The Lure of Divine Sanction
By S M Chen.
“If God be with us, who can be against us?” Rom. 8:31
A year or so ago I viewed some of the award-winning Ken Burns 11.5 hour documentary, THE CIVIL WAR, which initially aired for 5 consecutive nights on PBS stations in September 1990, 25 years ago, at which time 40 million viewers watched it.
While I found the documentary always informative, sometimes fascinating and occasionally moving, one thing that struck me is that leaders on both sides in the conflict (the most important event in U.S. history, it lasted 4 years and cost 750,000 lives)—North and South, Union and Confederacy, blue and gray—claimed divine support for their respective opposed positions.
How could this be? Unless one posited polytheism (with some gods supporting one side – e.g. the Trojans – others supporting the other – e.g. the Greeks, as in Homer’s Iliad), which I mention almost in jest, since polytheism as a belief system never gained much traction in the USA.
The Civil War was precipitated by an argument over supremacy of states’ rights, and the wish of some (7 states, of 34) to secede from the Union. Slavery figured in the equation. Though some in the South still rankle at the outcome, the Union was eventually preserved and slaves freed pursuant to the Emancipation Proclamation. The notion that the Almighty was involved in the War and its outcome was subsequently more likely supported by those north of the Mason-Dixon line.
Abraham Lincoln, one of our greatest Presidents, delivered what is arguably the most memorable, trenchant, pithy speech in history (the 10 sentence, 3 minute Gettysburg Address).
Lincoln wrestled with numerous difficult issues during the War and had many critics. But he said, “If the end brings me out all right, what’s said against me won’t amount to anything. If the end brings me out wrong, ten angels swearing I was right would make no difference.”

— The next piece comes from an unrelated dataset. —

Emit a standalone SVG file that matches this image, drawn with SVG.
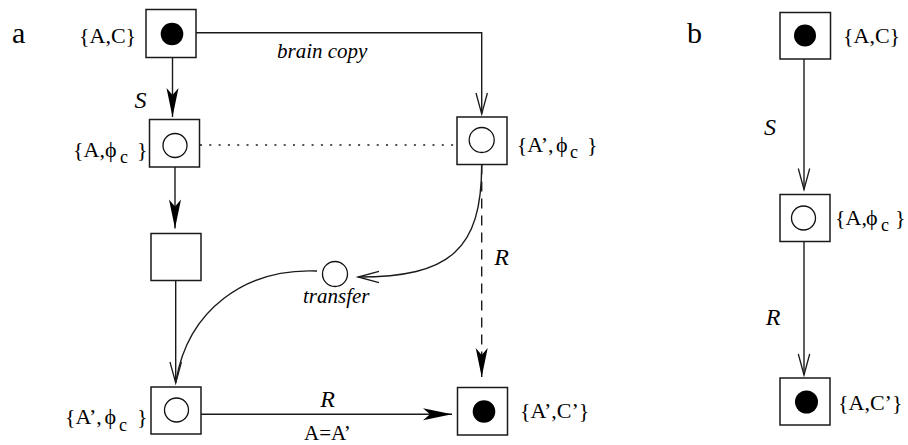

And, although not known as a particularly religious man, he also commented, “I have been driven many times upon my knees by the overwhelming conviction that I had nowhere else to go. My own wisdom and that of all about me seemed insufficient for that day.”
The Biblical Abraham also had his share of thorny situations.
How to handle the grazing conflict with his nephew, Lot (which resulted in Lot’s choosing to move to enticing Sodom; that ended badly). Denying Sarah was his wife when they were among strangers (almost ended badly). What to do with Hagar, once she became the mother of his child and created contention with his wife Sarah (ended badly; look at the Middle East today, with the conundrum of irreconcilability between the descendants of Abraham’s two sons).
The ultimate test: being asked to sacrifice his son Isaac, the one from whom would spring offspring innumerable as the stars under which he pitched his tent, and the grains of sand upon which he pitched it.
Despite his apparently having a more direct line of communication to divinity, I suspect Abraham’s knees had more than a passing familiarity with the ground upon which he walked.
I recall a realtor friend commenting how difficult it was to be a realtor in Loma Linda (where a preponderance of residents are SDA). Both buyers and sellers are convinced the Almighty wants them to achieve the best possible outcome. Perhaps His reaction to this quandary is similar to that of the overwrought mother who reminds each of her many children (individually, not collectively) that he/she is the most special child of the brood (“of course I love you the most”).
We are now in an election year.
Since our country was founded on principles most identify as Christian and most readers identify themselves as Christian, I think it reasonable that we examine the platforms of various candidates, whether for local, state, or national office, to see how closely they hew to the life and teachings of Christ.
His life was one of service to others. He emphasized and exhibited compassion, generosity, mercy, meekness, forgiveness, and goodness. He gave others the benefit of the doubt. When He could have retaliated, He did not. Neither did He embarrass those who intended to entrap Him (what shame they experienced was evidence of some vestige of virtue). He advocated kindness to strangers and enemies (including immigrants and refugees).
There must be a certain comfort that derives from believing God is on your side. It seems to me, however, that one should be careful before invoking God’s support for a given position. Talking the talk is easy. Walking the walk? Not so much.
Gideon, whose recorded faith seemed to be lacking when asked by God to succor Israel from the Midianites, may have been onto something when he sought a sign, not once, but twice, with the fleece.
This quotation by 19th century American frontiersman Davy Crockett (a variation of “measure twice, cut once”) seems apt: “Be sure you’re right, then go ahead.”
S M Chen lives and writes in California.